Sunday, March 2, 2008

My Beef With Thomas Hobbes

Thomas Hobbes is the father of modern political philosophy. I think he should have been burned at the stake. This is why:


Hobbes was a conservative — which, in the terms of 1651, meant he was a totalitarian monarchist. In his highly regarded book, Leviathan, he sets out to prove that totalitarian monarchy is based on a “social contract”, and is, therefore, completely moral. In other words, tyrannical dictators are OK, because the populace agrees to be controlled.

This theory is wrong on every relevant level.


First, it is historically inaccurate. There has never, in the history of the world, been a coercive government which resulted from a contract between individuals. Hobbes says this doesn’t matter. His apathetic attitude is impossible to defend, for a contract that hasn’t been signed is void. If government should be a contractual creation, and no one signed a contract, it follows that there should be no government.


He then goes on to explain that life without government is, to use the famous quote, “nasty, brutish, and short”. This is because no agreements are possible in an anarchy. There must be a government to enforce the rules:
For if we could suppose a great Multitude of men to consent in the observation of Justice, and other lawes of nature without a common Power to keep them in awe, we might as well suppose all Man-kind to do the same; and then there neither would be, nor need to be any Civill Government, or Common-wealth at all; because there would be peace without subjection.
He assumes agreements can't be enforced without a government, then assumes that an agreement to create a government can be enforced. As he has admitted, his assumption that a government-creating contract can be enforced obliterates the need for a government in the first place. This is characteristic of Hobbes. As long as it favors the monarchy, logical consistency is unnecessary.


Another flaw is his inconsistent use of the word "contract". The entirety of Hobbes' argument depends on a definition of contract which excludes coercion. Why? Because contracts are regarded as more ethical than forced relationships only because the former are voluntary, that is, non-coercive. By altering the definition of contract to allow for coercion, he alters the moral composition of contracts, so that they aren't automatically ethical. Imagine: "Rape is not a crime. If a woman didn't want to be raped, she wouldn't walk alone after dark. As you can see, rape is completely moral." It's the same bait-and-switch. All he did was give coercion a new name. He even, in a Freudian slip, consistently refers to government as "coercive", despite the explicitly non-coercive nature of a contract.

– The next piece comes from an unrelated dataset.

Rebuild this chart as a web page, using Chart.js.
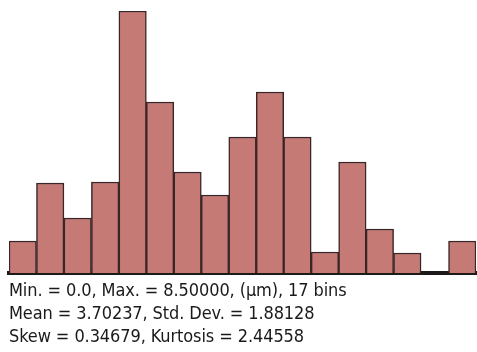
<!DOCTYPE html>
<html>
<head>
<meta charset="utf-8">
<script src="https://cdn.jsdelivr.net/npm/chart.js@4"></script>
<style>
  html, body { margin: 0; padding: 0; background: #fff; }
  #wrap { position: relative; width: 477px; height: 352px; }
  #box { position: absolute; left: 0; top: 0; width: 477px; height: 281px; }
  #stats {
    position: absolute; left: 9px; top: 278px;
    font-family: "DejaVu Sans Condensed", sans-serif;
    font-size: 18px; line-height: 23px; letter-spacing: -0.1px;
    color: #1a1a1a; white-space: nowrap;
  }
</style>
</head>
<body>
<div id="wrap">
  <div id="box"><canvas id="hist"></canvas></div>
  <div id="stats"></div>
</div>
<script>
// 17 bins, 0 .. 8.5 um
const bins = ['0.25','0.75','1.25','1.75','2.25','2.75','3.25','3.75','4.25','4.75','5.25','5.75','6.25','6.75','7.25','7.75','8.25'];
const counts = [32, 90, 55, 91, 262, 171, 101, 78, 136, 181, 136, 21, 111, 44, 20, 0, 32];
const statLines = [
    'Min. = 0.0, Max. = 8.50000, (\u00b5m), 17 bins',
    'Mean = 3.70237, Std. Dev. = 1.88128',
    'Skew = 0.34679, Kurtosis = 2.44558'
];

document.getElementById('stats').innerHTML = statLines.map(s => '<div>' + s + '</div>').join('');

const ctx = document.getElementById('hist').getContext('2d');
new Chart(ctx, {
    type: 'bar',
    data: {
        labels: bins,
        datasets: [{
            data: counts,
            backgroundColor: '#c57a76',
            borderColor: '#3a2626',
            borderWidth: 1.5,
            barPercentage: 1,
            categoryPercentage: 1
        }]
    },
    options: {
        responsive: true,
        maintainAspectRatio: false,
        animation: false,
        layout: { padding: { left: 9, right: 1, top: 11, bottom: 0 } },
        plugins: { legend: { display: false }, tooltip: { enabled: false } },
        scales: {
            x: {
                grid: { display: false },
                ticks: { display: false },
                border: { display: true, color: '#1e1a1a', width: 4 }
            },
            y: {
                display: false,
                min: 0,
                max: 262
            }
        }
    }
});
</script>
</body>
</html>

Lastly, his description of the state of nature is completely outdated thanks to modern sociobiology. There is wide agreement among psychologists that morality is an evolved, and thus inherent, property of human individuals. Thanks in part to this, it has been shown, historically and theoretically, that in societies in which every person knows every other, order can be kept without a government. This is due to a tit for tat strategy — basically, revenge — that we've evolved to cope with social environments. As long as a person can keep track of criminals, the potential for revenge creates a strong incentive for cooperation, and peaceful society is possible. (Axelrod, 2006) In short, the Hobbesian state of nature does not exist.


To sum up Hobbes’ argument, he says, and I paraphrase, “People should accept the coercive power of the government because
1) They signed a contract — well, OK, they didn’t really sign a contract — and they did this because
2) Anarchy is perpetual war, and no one can reach agreements while in it — except when they want to create a state — and
3) Even though contracts are, by definition, non-coercive, this one is coercive — hey, I’m writing the book here, it can be coercive if I want it to be — and
4) This defies all psychological and historical evidence, but that’s not the point. The point is that
5) People cannot be free.





In Conclusion:

The social contract theory is not only historically inaccurate, psychologically inaccurate, and logically indefensible, it also presupposes that men can create and abide by contracts in the absence of state authority, which is more appropriately the basis for a contractual anarchic society. Q. E. D.


Hobbes' theory has been indirectly responsible for more misery than that of any other in history. I hope he's tortured by a totalitarian government in Hell. (The torture being voluntary. Otherwise he'd leave, right?)